The Breakup Song: It's back on the airwaves, in medium-to-heavy rotation. A new report from the Basel Committee appears supportive of too big to fail, writes Camden Fine, the president and chief executive of the Independent Community Bankers of America. “If even our international capital rule-writers are acquiescing to the continued systemic risks of these highly complex institutions, it appears that ‘too big to fail’ is here to stay,” Fine writes. His solution? Break up the big banks to erase the problem of implicit government guarantees. Fine’s recommendation set off a debate in the comments section. “It is hard to figure out … how taking, say, our 6 largest banks … and turning them into two or three dozen still very large banks will solve anything, other than the ‘problem’ of U.S. banks remaining competitive at home and abroad,” writes Wayne Abernathy of the American Bankers Association. Cornelius Hurley, a banking law professor at Boston University, responds: “Let the ABA join with the ICBA in supporting [legislation] which will have the Fed do a thorough public analysis of the subsidy issue ... let the chips fall where they may. Taxpayers have a right to know the answer to this fundamental question.” Indeed, as American Banker's Capitol Hill correspondent Victoria Finkle reported last week, the legislative battle over the megabanks' implied guarantee may soon heat up again. In a separate post, Hurley's BU colleague, law professor Tamar Frankel, says that breaking up the big bank holding companies into smaller subsidiaries “would allow for more effective management, risk controls, innovations and profitable services, facilitating market regulation.”
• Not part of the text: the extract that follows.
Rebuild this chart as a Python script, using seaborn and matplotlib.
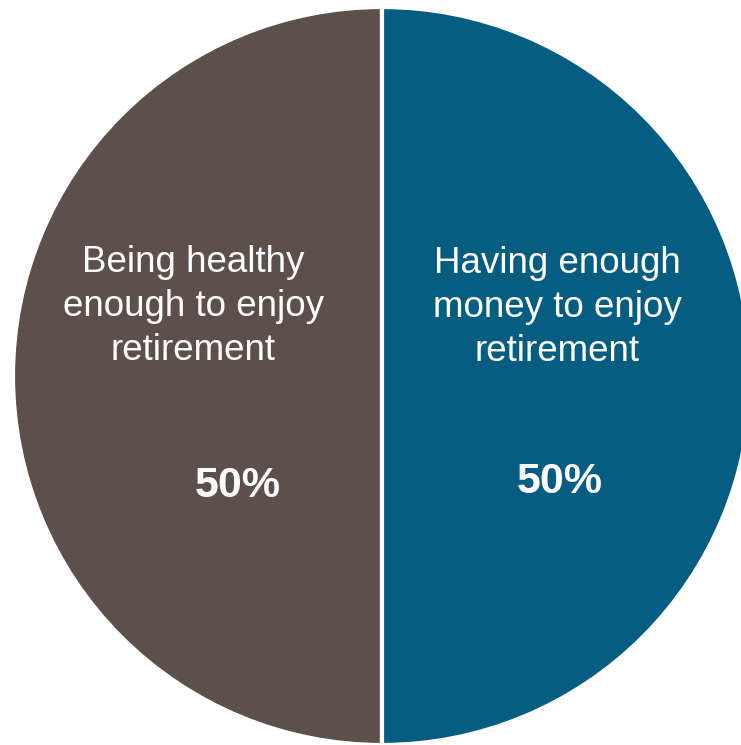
import matplotlib
matplotlib.use("Agg")
import matplotlib.pyplot as plt
import seaborn as sns

sns.set_style("white")
plt.rcParams["font.family"] = ["Liberation Sans", "DejaVu Sans"]

# Data
categories = ["Being healthy\nenough to enjoy\nretirement",
              "Having enough\nmoney to enjoy\nretirement"]
shares = [50, 50]
value_labels = ["50%", "50%"]
colors = sns.color_palette(["#5D504B", "#055E82"])

fig = plt.figure(figsize=(7.41, 7.45), dpi=100)
# square axes; the pie runs slightly past the right edge of the figure
ax = fig.add_axes([13 / 741, 0 / 745, 738 / 741, 738 / 745])

ax.pie(shares, colors=colors, startangle=90, counterclock=True,
       radius=1.0, wedgeprops=dict(edgecolor="white", linewidth=3.0))
ax.set_xlim(-1, 1)
ax.set_ylim(-1, 1)
ax.set_aspect("equal")
ax.axis("off")

# label placement inside each half
name_pos = [(-0.512, 0.188), (0.474, 0.186)]
value_pos = [(-0.390, -0.298), (0.482, -0.287)]

for cat, val, (nx, ny), (vx, vy) in zip(categories, value_labels, name_pos, value_pos):
    ax.text(nx, ny, cat, color="white", fontsize=26.5, ha="center",
            va="center", linespacing=1.33)
    ax.text(vx, vy, val, color="white", fontsize=31, fontweight="bold",
            ha="center", va="center")

fig.savefig("out.png", dpi=100, facecolor="white")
Also on the blog: Computer science professor Darren R. Hayes recommends that small banks collaborate on cybersecurity, perhaps with the help of regional centers that would allow them to share technological resources and train staff members. Consumers’ continued confusion over overdraft charges demonstrates the need for new regulation of the practice, according to the Pew Charitable Trusts’ Susan Weinstock. The Farm Credit System, meant to provide small farmers with access to capital, has gone beyond its mission and “is now directly competing with the private sector for nonagricultural business,” writes Rep. Marlin Stutzman, a member of the House Financial Services Committee.
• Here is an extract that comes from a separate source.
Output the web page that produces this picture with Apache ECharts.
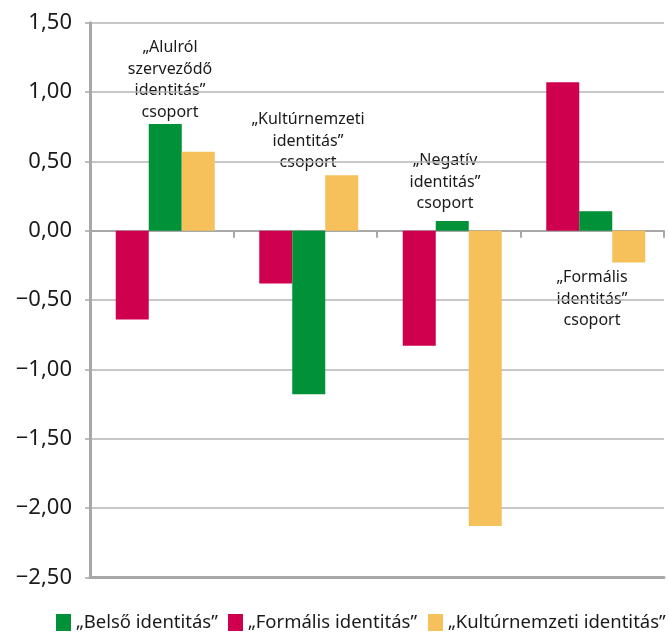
<!DOCTYPE html>
<html>
<head>
<meta charset="utf-8">
<script src="https://cdn.jsdelivr.net/npm/echarts@6/dist/echarts.min.js"></script>
<style>
  html, body { margin: 0; padding: 0; background: #fff; }
  #chart { width: 668px; height: 633px; }
</style>
</head>
<body>
<div id="chart"></div>
<script>
// ---- data ----
const groups = ['Alulról szerveződő', 'Kultúrnemzeti', 'Negatív', 'Formális'];
const formalis = [-0.64, -0.38, -0.83, 1.07];
const belso = [0.77, -1.18, 0.07, 0.14];
const kulturnemzeti = [0.57, 0.40, -2.13, -0.23];
const seriesNames = ['„Belső identitás”', '„Formális identitás”', '„Kultúrnemzeti identitás”'];
const groupLabels = [
    '„Alulról\nszerveződő\nidentitás”\ncsoport',
    '„Kultúrnemzeti\nidentitás”\ncsoport',
    '„Negatív\nidentitás”\ncsoport',
    '„Formális\nidentitás”\ncsoport'
];

const FONT = '"Noto Sans", sans-serif';
const GREY = '#a8a8a8';

const chart = echarts.init(document.getElementById('chart'));

function fmt(v) {
    return v.toFixed(2).replace('.', ',').replace('-', '\u2212');
}

// annotation text placed near each group
const labelPos = [[170, 37], [308, 109], [445, 150], [592, 267]];
// one legend per item so the row never wraps
const legendLeft = [56, 228, 428];

chart.setOption({
    animation: false,
    grid: { left: 90, right: 4, top: 22.7, bottom: 55.6 },
    legend: seriesNames.map((name, i) => ({
        data: [name],
        left: legendLeft[i],
        top: 613,
        padding: 0,
        icon: 'rect',
        itemWidth: 15,
        itemHeight: 17,
        textStyle: { fontFamily: FONT, fontSize: 18.5, color: '#1a1a1a' }
    })),
    xAxis: [{
        type: 'category',
        data: groups,
        axisLine: { onZero: true, lineStyle: { color: GREY, width: 2 } },
        axisTick: { show: true, length: 7, lineStyle: { color: GREY, width: 2 } },
        axisLabel: { show: false }
    }, {
        type: 'category',
        data: groups,
        position: 'bottom',
        axisLine: { onZero: false, lineStyle: { color: GREY, width: 3 } },
        axisTick: { show: false },
        axisLabel: { show: false }
    }],
    yAxis: {
        type: 'value',
        min: -2.5,
        max: 1.5,
        interval: 0.5,
        axisLine: { show: true, lineStyle: { color: GREY, width: 3 } },
        axisTick: { show: true, length: 5, lineStyle: { color: GREY, width: 1.5 } },
        splitLine: { lineStyle: { color: '#b4b4b4', width: 1.5 } },
        axisLabel: {
            margin: 18,
            fontFamily: FONT,
            fontSize: 22,
            color: '#1a1a1a',
            formatter: fmt
        }
    },
    series: [{
        // empty spacer so the bar groups sit slightly right of centre
        name: 'spacer',
        type: 'bar',
        data: [],
        barWidth: 7,
        barGap: '0%'
    }, {
        name: seriesNames[1],
        type: 'bar',
        data: formalis,
        barWidth: 33,
        barGap: '0%',
        itemStyle: { color: '#cf004d' }
    }, {
        name: seriesNames[0],
        type: 'bar',
        data: belso,
        barWidth: 33,
        barGap: '0%',
        itemStyle: { color: '#009139' }
    }, {
        name: seriesNames[2],
        type: 'bar',
        data: kulturnemzeti,
        barWidth: 33,
        barGap: '0%',
        itemStyle: { color: '#f6c15a' }
    }],
    graphic: groupLabels.map((t, i) => ({
        type: 'text',
        x: labelPos[i][0],
        y: labelPos[i][1],
        style: {
            text: t,
            align: 'center',
            verticalAlign: 'top',
            lineHeight: 21.5,
            font: '16px "Noto Sans", sans-serif',
            fill: '#1a1a1a'
        }
    }))
});
</script>
</body>
</html>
Banks can boost their mortgage businesses by asking in-branch loan officers to hunt for leads from outside referral sources, such as real estate agents and financial planners (as salespeople at independent mortgage companies do), writes Garth Graham. Matthew Eschmann recommends that financial institutions wrangle the power of push notifications to alert customers to potential deals. And Thad Woodard of the North Carolina Bankers Association argues that reducing the number of Federal Home Loan banks would indirectly help improve access to credit.